О практическом следствии таких монолитных жизненных представлений говорит, прибегая к своеобычной образности, одна из тех, кого хотят втолкнуть в «справедливую жизнь» новые устроители:
«По вашей указке жить — так и в нужник со справкой ходить придётся…Дай вам волю, баб заставите по свистку детей рожать. Да Бог миловал!» (273).
Парадокс как будто: подчинившись чужим идеям, подобные люди отбрасывают всякое смирение в общении с миром. Да нет, не парадокс: ложь действует, не зная предела, чтобы остановиться, разъедает и переиначивает всю обычную логику жизни: раба делает гордецом, уничтожает естественные человеческие (здесь: отцовские) чувства, заставляет человека гоняться за призраком счастья, непременно всеобщего, тогда как собственная жизнь его разрушается, наполняется многими бедами и влечётся к гибельному итогу.

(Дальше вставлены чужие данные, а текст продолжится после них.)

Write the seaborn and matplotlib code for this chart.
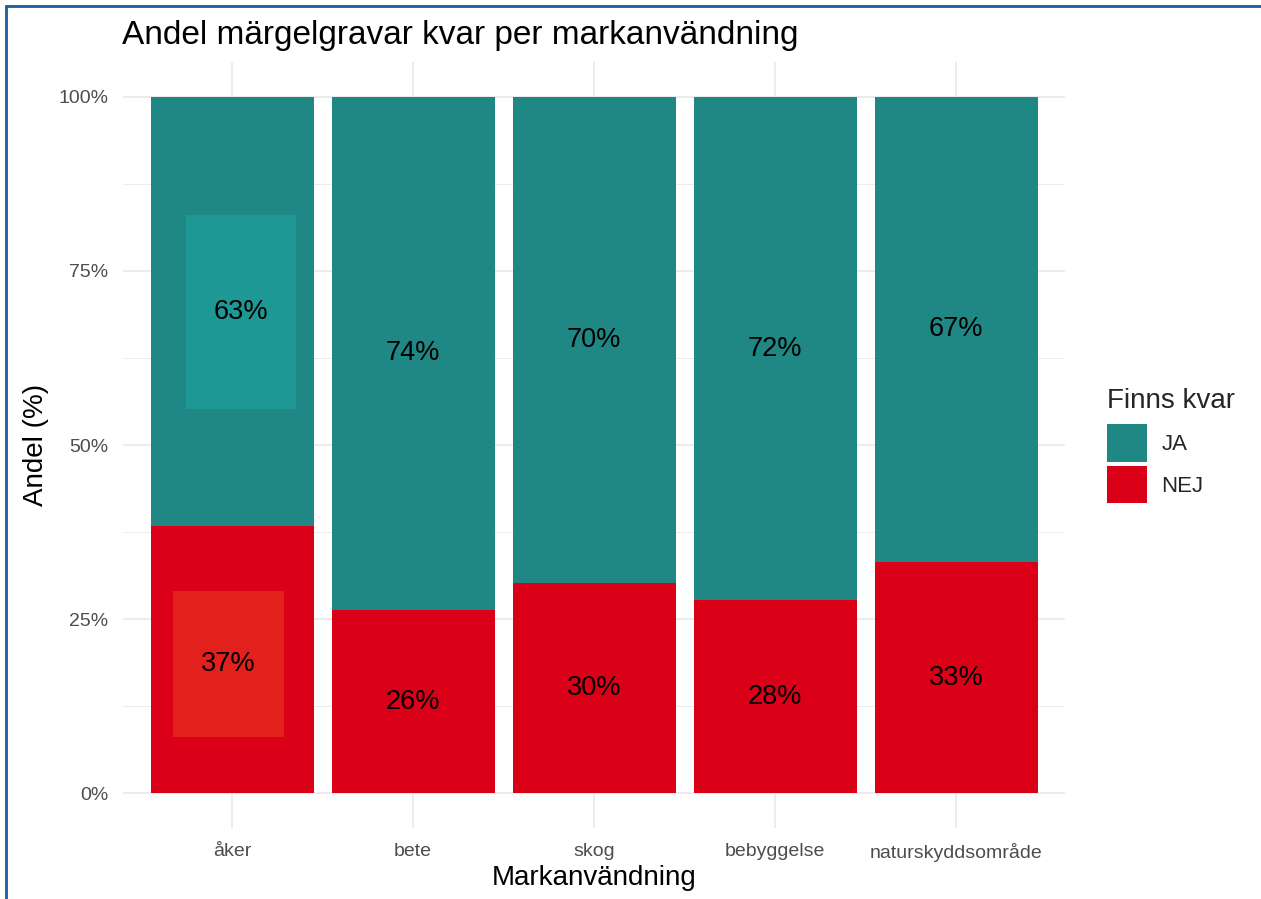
import numpy as np
import pandas as pd
import matplotlib
matplotlib.use("Agg")
import matplotlib.pyplot as plt
from matplotlib.patches import Patch, Rectangle
from matplotlib.lines import Line2D
import seaborn as sns

# Data
kategorier = ["åker", "bete", "skog", "bebyggelse", "naturskyddsområde"]
andel_nej = [38.3, 26.3, 30.2, 27.7, 33.2]
andel_ja = [61.7, 73.7, 69.8, 72.3, 66.8]
etikett_ja = ["63%", "74%", "70%", "72%", "67%"]
etikett_nej = ["37%", "26%", "30%", "28%", "33%"]
serier = ["JA", "NEJ"]

TEAL = "#1F8784"
RED = "#D90018"
TEAL_PATCH = "#1E9894"
RED_PATCH = "#E2201C"

df = pd.DataFrame({"mark": kategorier, "nej": andel_nej, "ja": andel_ja})
df["total"] = df["nej"] + df["ja"]

sns.set_style("white")
plt.rcParams["font.family"] = ["Liberation Sans", "DejaVu Sans"]

fig = plt.figure(figsize=(12.61, 8.99), dpi=100)
ax = fig.add_axes([123.4 / 1261, 1 - 828 / 899, (1065 - 123.4) / 1261, (828 - 62) / 899])

# stacked: JA on top of NEJ
sns.barplot(data=df, x="mark", y="total", order=kategorier, color=TEAL,
            saturation=1, width=0.9, linewidth=0, ax=ax, zorder=2)
sns.barplot(data=df, x="mark", y="nej", order=kategorier, color=RED,
            saturation=1, width=0.9, linewidth=0, ax=ax, zorder=2)

# labels in the middle of each segment
for i, row in df.iterrows():
    y_ja = row["nej"] + row["ja"] / 2
    y_nej = row["nej"] / 2
    x_ja, x_nej = i, i
    if i == 0:
        # the åker labels sit on lighter boxes, slightly off centre
        x_ja, x_nej = i + 0.05, i - 0.02
        y_nej -= 0.6
        ax.add_patch(Rectangle((x_ja - 0.305, y_ja - 13.95), 0.61, 27.9,
                               facecolor=TEAL_PATCH, edgecolor="none", zorder=3))
        ax.add_patch(Rectangle((x_nej - 0.305, y_nej - 10.45), 0.61, 20.9,
                               facecolor=RED_PATCH, edgecolor="none", zorder=3))
    ax.text(x_ja, y_ja, etikett_ja[i], ha="center", va="center",
            fontsize=19.5, color="black", zorder=4)
    ax.text(x_nej, y_nej, etikett_nej[i], ha="center", va="center",
            fontsize=19.5, color="black", zorder=4)

ax.set_xlim(-0.6, 4.6)
ax.set_ylim(-5, 105)
ax.set_yticks([0, 25, 50, 75, 100])
ax.set_yticklabels(["0%", "25%", "50%", "75%", "100%"])
ax.set_yticks([12.5, 37.5, 62.5, 87.5], minor=True)
ax.grid(axis="x", which="major", color="#EBEBEB", linewidth=1.3, zorder=0)
ax.grid(axis="y", which="major", color="#EBEBEB", linewidth=1.3, zorder=0)
ax.grid(axis="y", which="minor", color="#EBEBEB", linewidth=0.7, zorder=0)
ax.set_axisbelow(True)
for s in ax.spines.values():
    s.set_visible(False)
ax.tick_params(axis="both", which="both", length=0, labelsize=14, labelcolor="#4D4D4D")
ax.tick_params(axis="y", pad=11)
ax.tick_params(axis="x", pad=11)
ax.set_xlabel("")
ax.set_ylabel("")

fig.text(122 / 1261, 1 - 44 / 899, "Andel märgelgravar kvar per markanvändning",
         ha="left", va="baseline", fontsize=24, color="black")
fig.text(594 / 1261, 1 - 878 / 899, "Markanvändning", ha="center", va="center",
         fontsize=20, color="black")
fig.text(36 / 1261, 1 - 445 / 899, "Andel (%)", ha="center", va="center",
         rotation=90, fontsize=20, color="black")

handles = [Patch(facecolor=TEAL, edgecolor="none"), Patch(facecolor=RED, edgecolor="none")]
leg = fig.legend(handles, serier, title="Finns kvar", loc="upper left",
                 bbox_to_anchor=(1107 / 1261, 1 - 388 / 899), frameon=False,
                 fontsize=16, title_fontsize=20, handlelength=1.8, handleheight=2.2,
                 labelspacing=0.2, handletextpad=0.65, borderpad=0, borderaxespad=0,
                 alignment="left")
# a bit more room between the legend title and the keys
leg._legend_box.sep = 7.5

# blue frame (top and left edges of the screenshot)
fig.add_artist(Line2D([6 / 1261, 1], [1 - 6 / 899, 1 - 6 / 899], color="#1F5A9A",
                      linewidth=2, transform=fig.transFigure))
fig.add_artist(Line2D([6 / 1261, 6 / 1261], [0, 1 - 6 / 899], color="#1F5A9A",
                      linewidth=2, transform=fig.transFigure))

fig.savefig("out.png", dpi=100, facecolor="white")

Символом жизненных стремлений Лашкова-старшего стал печальный эпизод ещё ранних лет его: когда пренебрегая опасностью, всерьёз рискуя жизнью, он устремился захватить окорок с разбитой витрины, оказавшийся на поверку лишь раскрашенным муляжом. И уже на исходе жизни мысль его постоянно возвращается к горькому разочарованию, которое испытал он в то давнее утро.
Грубый муляж и есть подлинный образ революционного идеала, ради которого отдавали жизни обманутые яркостью фальшивых красок люди. Максимов на протяжении всего романа одной из важнейших целей имеет — развенчание революционного соблазна: ибо именно его ложь обрекает всё затеянное пересотворение мира на неудачу.

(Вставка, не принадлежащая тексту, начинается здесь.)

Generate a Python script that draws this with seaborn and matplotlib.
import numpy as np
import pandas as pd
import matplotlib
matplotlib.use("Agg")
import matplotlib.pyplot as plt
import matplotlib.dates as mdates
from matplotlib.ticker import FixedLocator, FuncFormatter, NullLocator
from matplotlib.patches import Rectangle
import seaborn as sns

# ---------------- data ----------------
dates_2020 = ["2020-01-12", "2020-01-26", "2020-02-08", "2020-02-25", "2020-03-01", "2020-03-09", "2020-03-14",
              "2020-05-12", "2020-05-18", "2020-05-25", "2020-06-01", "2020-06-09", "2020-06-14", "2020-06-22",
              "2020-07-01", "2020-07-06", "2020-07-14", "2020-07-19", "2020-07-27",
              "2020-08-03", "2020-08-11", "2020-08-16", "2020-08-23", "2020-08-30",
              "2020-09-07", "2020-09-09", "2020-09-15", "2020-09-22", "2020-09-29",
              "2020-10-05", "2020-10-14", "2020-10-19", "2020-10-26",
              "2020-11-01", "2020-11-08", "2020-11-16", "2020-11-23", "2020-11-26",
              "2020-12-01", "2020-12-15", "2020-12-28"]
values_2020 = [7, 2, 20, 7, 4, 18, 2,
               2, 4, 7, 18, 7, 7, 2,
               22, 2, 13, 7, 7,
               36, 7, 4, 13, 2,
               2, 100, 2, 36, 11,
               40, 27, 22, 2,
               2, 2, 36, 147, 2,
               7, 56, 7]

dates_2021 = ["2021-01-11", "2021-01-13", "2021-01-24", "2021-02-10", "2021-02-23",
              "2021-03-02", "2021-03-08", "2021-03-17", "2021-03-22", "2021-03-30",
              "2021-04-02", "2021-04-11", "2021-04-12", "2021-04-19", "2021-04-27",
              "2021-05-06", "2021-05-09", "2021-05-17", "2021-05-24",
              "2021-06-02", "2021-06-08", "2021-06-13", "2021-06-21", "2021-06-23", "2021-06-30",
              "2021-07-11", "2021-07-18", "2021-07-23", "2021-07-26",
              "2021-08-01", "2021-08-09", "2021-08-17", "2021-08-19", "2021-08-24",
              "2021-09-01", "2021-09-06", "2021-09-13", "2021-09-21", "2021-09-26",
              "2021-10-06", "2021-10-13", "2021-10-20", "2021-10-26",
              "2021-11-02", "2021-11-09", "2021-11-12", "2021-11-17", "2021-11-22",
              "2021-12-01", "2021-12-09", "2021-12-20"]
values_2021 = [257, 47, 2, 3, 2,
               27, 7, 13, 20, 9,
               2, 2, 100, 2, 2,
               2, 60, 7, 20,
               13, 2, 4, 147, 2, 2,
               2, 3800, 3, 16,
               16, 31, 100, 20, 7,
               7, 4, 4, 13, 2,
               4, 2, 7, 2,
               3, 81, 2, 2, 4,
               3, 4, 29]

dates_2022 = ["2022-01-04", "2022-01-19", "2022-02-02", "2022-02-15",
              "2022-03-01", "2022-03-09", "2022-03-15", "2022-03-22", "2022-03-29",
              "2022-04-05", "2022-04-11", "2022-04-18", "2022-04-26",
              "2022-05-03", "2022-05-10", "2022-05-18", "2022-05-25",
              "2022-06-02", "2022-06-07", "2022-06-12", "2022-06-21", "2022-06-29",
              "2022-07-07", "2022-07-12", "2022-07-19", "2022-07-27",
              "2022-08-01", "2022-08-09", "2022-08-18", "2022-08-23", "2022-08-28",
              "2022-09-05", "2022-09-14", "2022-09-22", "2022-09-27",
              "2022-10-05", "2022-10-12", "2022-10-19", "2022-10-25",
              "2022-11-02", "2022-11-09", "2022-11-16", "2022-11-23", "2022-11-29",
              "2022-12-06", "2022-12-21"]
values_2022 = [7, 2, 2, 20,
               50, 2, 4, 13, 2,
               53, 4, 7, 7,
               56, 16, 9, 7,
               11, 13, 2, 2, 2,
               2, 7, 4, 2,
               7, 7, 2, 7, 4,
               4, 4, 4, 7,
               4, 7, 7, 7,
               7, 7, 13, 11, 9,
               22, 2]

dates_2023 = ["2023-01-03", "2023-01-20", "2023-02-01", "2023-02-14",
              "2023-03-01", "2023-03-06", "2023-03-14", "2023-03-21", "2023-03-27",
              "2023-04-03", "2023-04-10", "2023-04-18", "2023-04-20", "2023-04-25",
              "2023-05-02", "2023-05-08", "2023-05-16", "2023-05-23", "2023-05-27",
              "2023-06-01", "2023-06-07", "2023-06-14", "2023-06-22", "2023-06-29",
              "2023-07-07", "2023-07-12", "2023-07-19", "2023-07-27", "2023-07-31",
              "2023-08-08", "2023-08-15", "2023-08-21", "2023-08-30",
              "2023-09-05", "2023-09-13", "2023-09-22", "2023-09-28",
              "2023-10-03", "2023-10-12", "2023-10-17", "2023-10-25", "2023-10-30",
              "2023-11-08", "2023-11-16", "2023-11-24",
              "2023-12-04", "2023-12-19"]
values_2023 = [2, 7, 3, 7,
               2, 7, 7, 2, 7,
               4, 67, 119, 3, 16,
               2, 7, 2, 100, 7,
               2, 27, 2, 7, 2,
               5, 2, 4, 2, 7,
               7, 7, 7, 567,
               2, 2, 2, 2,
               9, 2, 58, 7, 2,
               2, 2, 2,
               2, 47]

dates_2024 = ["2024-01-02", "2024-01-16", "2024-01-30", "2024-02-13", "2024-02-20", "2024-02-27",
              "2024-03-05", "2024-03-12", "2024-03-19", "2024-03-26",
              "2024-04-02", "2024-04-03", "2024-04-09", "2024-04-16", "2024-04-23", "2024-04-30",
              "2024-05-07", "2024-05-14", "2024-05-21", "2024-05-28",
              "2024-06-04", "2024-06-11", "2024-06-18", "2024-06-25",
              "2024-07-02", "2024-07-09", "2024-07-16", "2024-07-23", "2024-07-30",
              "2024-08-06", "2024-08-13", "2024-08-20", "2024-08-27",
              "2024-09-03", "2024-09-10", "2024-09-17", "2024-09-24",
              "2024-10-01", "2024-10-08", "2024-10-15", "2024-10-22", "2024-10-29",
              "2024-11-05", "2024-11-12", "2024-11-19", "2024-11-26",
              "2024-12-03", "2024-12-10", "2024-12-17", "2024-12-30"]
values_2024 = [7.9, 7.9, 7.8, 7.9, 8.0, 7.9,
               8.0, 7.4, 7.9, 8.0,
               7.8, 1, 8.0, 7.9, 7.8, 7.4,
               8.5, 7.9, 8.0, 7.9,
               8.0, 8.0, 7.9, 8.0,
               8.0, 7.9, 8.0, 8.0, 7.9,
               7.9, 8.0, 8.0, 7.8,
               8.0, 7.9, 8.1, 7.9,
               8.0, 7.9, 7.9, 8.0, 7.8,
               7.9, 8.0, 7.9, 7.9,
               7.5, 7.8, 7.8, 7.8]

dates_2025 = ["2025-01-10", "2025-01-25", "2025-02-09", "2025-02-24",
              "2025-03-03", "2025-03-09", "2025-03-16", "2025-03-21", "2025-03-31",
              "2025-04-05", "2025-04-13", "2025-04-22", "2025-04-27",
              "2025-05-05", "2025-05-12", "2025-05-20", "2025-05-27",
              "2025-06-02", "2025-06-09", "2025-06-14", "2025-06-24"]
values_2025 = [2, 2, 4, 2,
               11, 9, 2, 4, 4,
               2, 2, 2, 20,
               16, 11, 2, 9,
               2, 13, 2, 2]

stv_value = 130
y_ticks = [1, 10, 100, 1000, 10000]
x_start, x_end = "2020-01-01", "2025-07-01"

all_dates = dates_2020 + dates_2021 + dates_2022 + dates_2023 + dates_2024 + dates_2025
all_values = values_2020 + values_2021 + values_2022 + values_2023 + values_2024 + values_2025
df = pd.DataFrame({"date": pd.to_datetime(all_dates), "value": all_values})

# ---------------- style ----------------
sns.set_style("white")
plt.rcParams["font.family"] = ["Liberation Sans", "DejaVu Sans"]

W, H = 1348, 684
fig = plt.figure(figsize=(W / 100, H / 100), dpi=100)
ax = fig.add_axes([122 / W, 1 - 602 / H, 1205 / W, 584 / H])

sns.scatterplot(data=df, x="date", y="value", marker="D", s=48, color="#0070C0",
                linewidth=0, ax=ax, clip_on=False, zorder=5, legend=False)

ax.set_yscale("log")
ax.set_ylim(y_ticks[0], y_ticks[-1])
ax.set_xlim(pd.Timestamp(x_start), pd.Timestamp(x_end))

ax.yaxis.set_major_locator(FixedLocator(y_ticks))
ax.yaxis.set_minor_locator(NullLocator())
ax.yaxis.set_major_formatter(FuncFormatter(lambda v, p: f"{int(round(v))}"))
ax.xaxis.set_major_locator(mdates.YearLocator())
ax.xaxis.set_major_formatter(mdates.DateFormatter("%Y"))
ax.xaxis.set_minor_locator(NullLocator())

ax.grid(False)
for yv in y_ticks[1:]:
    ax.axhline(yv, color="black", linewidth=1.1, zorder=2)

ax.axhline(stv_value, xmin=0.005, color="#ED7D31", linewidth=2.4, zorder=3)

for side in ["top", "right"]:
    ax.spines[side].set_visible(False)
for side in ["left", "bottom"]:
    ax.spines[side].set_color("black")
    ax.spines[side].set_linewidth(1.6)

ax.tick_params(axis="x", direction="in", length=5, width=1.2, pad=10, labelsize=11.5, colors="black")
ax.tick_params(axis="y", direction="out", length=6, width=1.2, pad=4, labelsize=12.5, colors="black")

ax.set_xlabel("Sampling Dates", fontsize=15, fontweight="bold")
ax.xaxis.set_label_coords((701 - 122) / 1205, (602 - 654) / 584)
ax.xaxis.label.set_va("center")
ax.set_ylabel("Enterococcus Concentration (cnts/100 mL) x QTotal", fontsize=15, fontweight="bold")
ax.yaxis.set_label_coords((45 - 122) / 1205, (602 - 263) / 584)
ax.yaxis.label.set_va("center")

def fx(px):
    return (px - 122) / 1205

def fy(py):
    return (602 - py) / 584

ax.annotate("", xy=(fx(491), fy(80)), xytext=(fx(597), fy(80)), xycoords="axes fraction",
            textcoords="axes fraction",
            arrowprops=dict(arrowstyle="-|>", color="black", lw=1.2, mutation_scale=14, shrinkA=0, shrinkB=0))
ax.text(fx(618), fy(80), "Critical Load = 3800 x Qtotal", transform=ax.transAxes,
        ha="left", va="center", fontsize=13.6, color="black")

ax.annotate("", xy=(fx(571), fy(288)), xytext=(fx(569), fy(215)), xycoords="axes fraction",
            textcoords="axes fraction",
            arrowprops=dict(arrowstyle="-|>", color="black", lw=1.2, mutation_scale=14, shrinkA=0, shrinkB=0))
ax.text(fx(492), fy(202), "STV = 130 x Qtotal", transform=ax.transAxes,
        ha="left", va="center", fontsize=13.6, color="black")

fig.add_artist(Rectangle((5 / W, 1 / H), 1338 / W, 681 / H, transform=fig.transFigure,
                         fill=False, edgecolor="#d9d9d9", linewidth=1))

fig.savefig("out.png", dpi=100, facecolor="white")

Смысл революционных преобразований весьма точно выразил в споре с Лашковым один из персонажей, мужик простой, но мудрый, не обременённый идеологическими шаблонами: «Проку никакого нету. Надзиратели только сменились. Да прежний-то надзиратель хоть, Царство ему Небесное, дело знал. А теперя все, вроде тебя, глоткой норовят. И все учёными словами себя обзывают. Раньше шкодник, нынче — марксист, кому ноздри рвали за разбойный промысел — уже кспыприатор, лодырь с ярманки — в революции перьвый человек, а я, как сидел в забое, так и сижу, только получать втрое меньше стал. Потому как развелось вас, дармоедов, — дальше некуда» (365).

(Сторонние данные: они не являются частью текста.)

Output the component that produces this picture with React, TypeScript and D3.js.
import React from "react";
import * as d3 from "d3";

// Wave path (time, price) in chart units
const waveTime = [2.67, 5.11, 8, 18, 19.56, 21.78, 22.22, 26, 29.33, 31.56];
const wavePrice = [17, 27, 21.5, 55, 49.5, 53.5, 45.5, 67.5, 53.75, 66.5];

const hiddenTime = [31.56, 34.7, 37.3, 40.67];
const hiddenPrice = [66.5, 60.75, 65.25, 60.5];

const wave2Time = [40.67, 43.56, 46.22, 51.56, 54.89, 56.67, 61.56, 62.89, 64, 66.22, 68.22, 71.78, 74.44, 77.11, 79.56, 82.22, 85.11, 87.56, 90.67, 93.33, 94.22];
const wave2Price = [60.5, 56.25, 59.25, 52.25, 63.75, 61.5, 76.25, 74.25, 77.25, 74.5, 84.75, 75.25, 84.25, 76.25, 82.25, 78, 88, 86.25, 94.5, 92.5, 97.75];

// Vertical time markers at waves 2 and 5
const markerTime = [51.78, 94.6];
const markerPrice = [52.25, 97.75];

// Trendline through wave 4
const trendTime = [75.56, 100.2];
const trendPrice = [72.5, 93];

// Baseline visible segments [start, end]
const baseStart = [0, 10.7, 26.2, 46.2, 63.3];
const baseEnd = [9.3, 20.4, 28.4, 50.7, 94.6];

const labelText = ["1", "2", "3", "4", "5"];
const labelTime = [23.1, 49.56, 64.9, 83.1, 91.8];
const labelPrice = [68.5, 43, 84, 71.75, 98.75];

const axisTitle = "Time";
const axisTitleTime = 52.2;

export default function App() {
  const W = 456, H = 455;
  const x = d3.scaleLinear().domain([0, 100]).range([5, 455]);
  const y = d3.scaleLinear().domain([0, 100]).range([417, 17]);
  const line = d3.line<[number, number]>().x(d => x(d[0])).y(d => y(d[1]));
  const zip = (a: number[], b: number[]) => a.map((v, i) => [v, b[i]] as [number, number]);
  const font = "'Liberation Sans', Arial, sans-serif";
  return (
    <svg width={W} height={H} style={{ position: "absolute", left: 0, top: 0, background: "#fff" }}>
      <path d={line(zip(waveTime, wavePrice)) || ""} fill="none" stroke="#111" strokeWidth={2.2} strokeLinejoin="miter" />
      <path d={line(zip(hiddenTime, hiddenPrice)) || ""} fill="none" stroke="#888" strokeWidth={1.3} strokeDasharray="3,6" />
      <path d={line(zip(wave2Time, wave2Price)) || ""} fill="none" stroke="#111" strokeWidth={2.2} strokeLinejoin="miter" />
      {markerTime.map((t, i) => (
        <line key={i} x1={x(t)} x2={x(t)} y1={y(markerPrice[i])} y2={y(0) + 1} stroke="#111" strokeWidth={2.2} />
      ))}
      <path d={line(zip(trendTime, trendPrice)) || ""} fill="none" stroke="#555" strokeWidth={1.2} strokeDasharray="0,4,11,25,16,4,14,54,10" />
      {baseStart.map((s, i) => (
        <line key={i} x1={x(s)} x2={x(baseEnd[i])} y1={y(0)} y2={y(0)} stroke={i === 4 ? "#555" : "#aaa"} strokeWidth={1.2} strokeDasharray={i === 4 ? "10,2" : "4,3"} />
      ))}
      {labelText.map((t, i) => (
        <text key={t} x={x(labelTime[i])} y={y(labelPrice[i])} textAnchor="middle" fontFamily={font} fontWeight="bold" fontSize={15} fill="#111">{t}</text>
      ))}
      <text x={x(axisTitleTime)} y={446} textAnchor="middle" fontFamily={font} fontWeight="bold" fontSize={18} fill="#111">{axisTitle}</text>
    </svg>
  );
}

Эта же мысль, как дробное эхо, раздаётся и далее по всему пространству повествования. Многие вершители революции — сплошь лодыри, горлопаны и пьяницы, не упустившие поживиться в лихие годы всеобщего разора. Но это было бы слишком просто, когда бы только такие устраивали свои делишки. В истории действуют бесы — Максимов следует в том прямо за Достоевским, перекличка с которым несомненно ощущается в монологе одного из персонажей, Лёвы Храмова (и не только в упоминании Смердякова и Опискина, но в самом духе говоримого):
«И родись ещё миллион Шекспиров, правы будут не те, кто пишет стихи, а те, кто пишет законы. А пишут их люди мелкие и ничтожные, у которых не страсть, а страстишка, не любовь, а семейная ячейка… Тьфу, слово-то какое выдумали, как у клопов. И кто пишет! Недоучки-семинаристы, без пяти минут адвокаты, юродивые изобретатели перептуум-мобиле… Ты спроси у любого из них: что ты умеешь делать? И он не ответит… Не ответит!.. Они ничего не умеют делать. Они ничего в своей жалкой жизни не сделали руками. Они разжигают в толпе самые низменные страсти, и животный рёв этой толпы тешит их неудовлетворённое самолюбие смоковниц… Они говорят: возьми у сытого и насыться, возьми у имущего и оденься, возьми у властвующих и — властвуй… И толпа берёт. Толпа в голодной слепоте своей не знает, что хлеба от этого в мире не прибавляется, одежда не вырастает, а власть не становится слаще… Смердяковщина захлестнула Россию. Дорогу его величеству, господину Смердякову… Всё можно, всё дозволено!.. Фомы Фомичи вышли делать политику… И они ещё спалят мир. Вот увидите, Лашков, спалят… Они и законы составляют, исходя из своей житейской скудости… Им плевать на исторический опыт. Двигатель их законов — эмбриональная эмоциональность» (330).